Proyek ini dimulai 1983 sampai April 1985, bersamaan dengan dioperasikannya bandara internasional yang baru tersebut. Akses ini kemudian diberi nama Jalan Tol Prof. Dr. Ir. Sedyatmo
Beberapa ruas jalan dan jembatan tersebut semula tidak direncanakan sebagai jalan tol, misalnya Jembatan Citarum, Jembatan Mojokerto, Surabaya-Gempol, Arteri Semarang, dan sebagian ruas jalan Jakarta-Merak, yaitu Jembatan Ciujung dan Serang By Pass. Namun, karena berkaitan dengan segi pendanaan, ruas tersebut dijadikan jalan tol.
Kesulitan Pendanaan
Anggaran APBN pun tidak mampu mendukung kecepatan pembangunan proyek tersebut. Saat itu, Menteri Pekerjaan Umum (PU), Dr. Ir. Purnomosidi Hadjisarosa, menginstruksikan kembali Jasa Marga untuk turut serta mendukung pendanaannya, yang antara lain diperoleh dari hasil pengoperasian ruas jalan tol yang sudah berjalan, yaitu Jagorawi.
Tidak dapat dipungkiri, pembiayaan pembangunan jalan tol saat itu menjadi suatu kendala tersendiri. Porsi APBN hanya dipakai untuk membiayai perencanaan.
Perolehan tanah serta biaya administrasi proyek di tahap awal. Pembangunan fisik serta supervisi menjadi beban Jasa Marga.
Namun, pendapatan tol ternyata juga tidak bisa sepenuhnya mencukupi. Setelah dikurangi biaya operasi perusahaan, hasil yang diperoleh masih jauh dari kebutuhan tersebut.
Sehingga sebagian besar biaya masih mengandalkan pinjaman luar negeri yang disalurkan menjadi pinjaman pemerintah kepada Jasa Marga. Pinjaman luar negeri ini pada umumnya digunakan untuk membiayai porsi asing dari pekerjaan sipil dan supervise. Sedangkan kebutuhan porsi rupiah biasanya diperoleh dari sumber-sumber di dalam negeri, yang berupa pinjaman pemerintah melalui rekening dana investasi.

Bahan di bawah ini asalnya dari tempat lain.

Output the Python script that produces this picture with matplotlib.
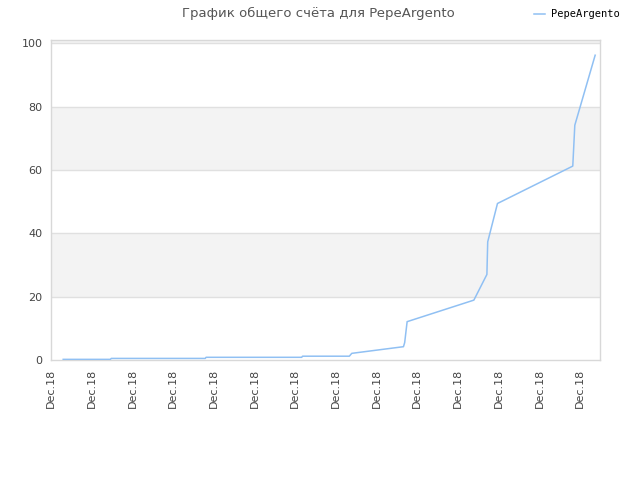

Pinjaman ini merupakan dana penunjang sementara untuk dapat memulai suatu proyek, sampai sumber keuangan lain benar-benar tersedia. Kendati berasal dari pemerintah, dana itu tetap dianggap sebagai pinjaman, dan sebagian pinjaman tersebut dijadikan Penyertaan Modal Negara.
Peluncuran Obligasi Pertama
Dalam berbagai upaya mengejar kebutuhan dana yang masih cukup besar, muncul gagasan dari pimpinan Jasa Marga saat itu untuk menerbitkan obligasi, yaitu meminjam dana dari masyarakat dengan cara menjual surat obligasi di pasar modal. Namun, hal ini tidak mudah karena kendala internal waktu itu, antara lain, adalah laporan keuangan Jasa Marga sendiri yang masih belum memenuhi syarat sehingga tidak bisa langsung menerbitkan.
Oleh karena itu, Jasa Marga mengajukan permohonan kepada pemegang saham, yaitu Menteri Keuangan, agar modal dasarnya dapat dinaikkan. Berdasarkan Rapat Umum Pemegang Saham (RUPS) tanggal 8 Februari 1985, dan Akte Nomor 7, Tanggal 1 Maret 1985, dari Notaris Kartini Mulyadi SH, modal dasar Jasa Marga ditingkatkan menjadi Rp350 miliar.
Akhirnya, pada 1983, Jasa Marga dapat menerbitkan obligasi untuk pertama kali dengan nilai Rp23,718 miliar. Melalui beberapa tahap emisi, sampai dengan 1992, Jasa Marga berhasil menghimpun dana masyarakat sebesar Rp688,7 miliar.
Pembangunan jalan tol di Indonesia, yang pola pendanaannya masih mengandalkan APBN, pinjaman luar negeri, pendapatan tol, dan obligasi dikenal dengan istilah Jalan Tol Generasi l. Pada periode ini, Jasa Marga berhasil membangun 14 ruas jalan dan jembatan tol yang sebagian besar berada di Pulau Jawa, untuk di luar Pulau Jawa meliputi Belmera di Sumatera Utara, Jembatan Sungai Kapuas dan Sungai Landak di Kalimantan Barat, dan Jembatan Tallo Lama, di Ujungpandang, Sulawesi Selatan.
Dana pinjaman obligasi memang sangat membantu Jasa Marga di dalam melaksanakan tugasnya memperluas jaringan jalan tol baru. Namun, kebijaksanaan tersebut mengakibatkan beban bunga yang tinggi, juga mengurangi tingkat keuntungan perusahaan.
Jadi, secara jangka panjang, terbukti bahwa di dalam upaya membangun ruas-ruas jalan baru, Jasa Marga tidak mungkin hanya mengandalkan sumber-sumber dana yang diterapkan pada Jalan Tol Generasi I. Yaitu memakai dana APBN, pinjaman luar negeri, pinjaman obligasi, dan hasil pendapatan tol.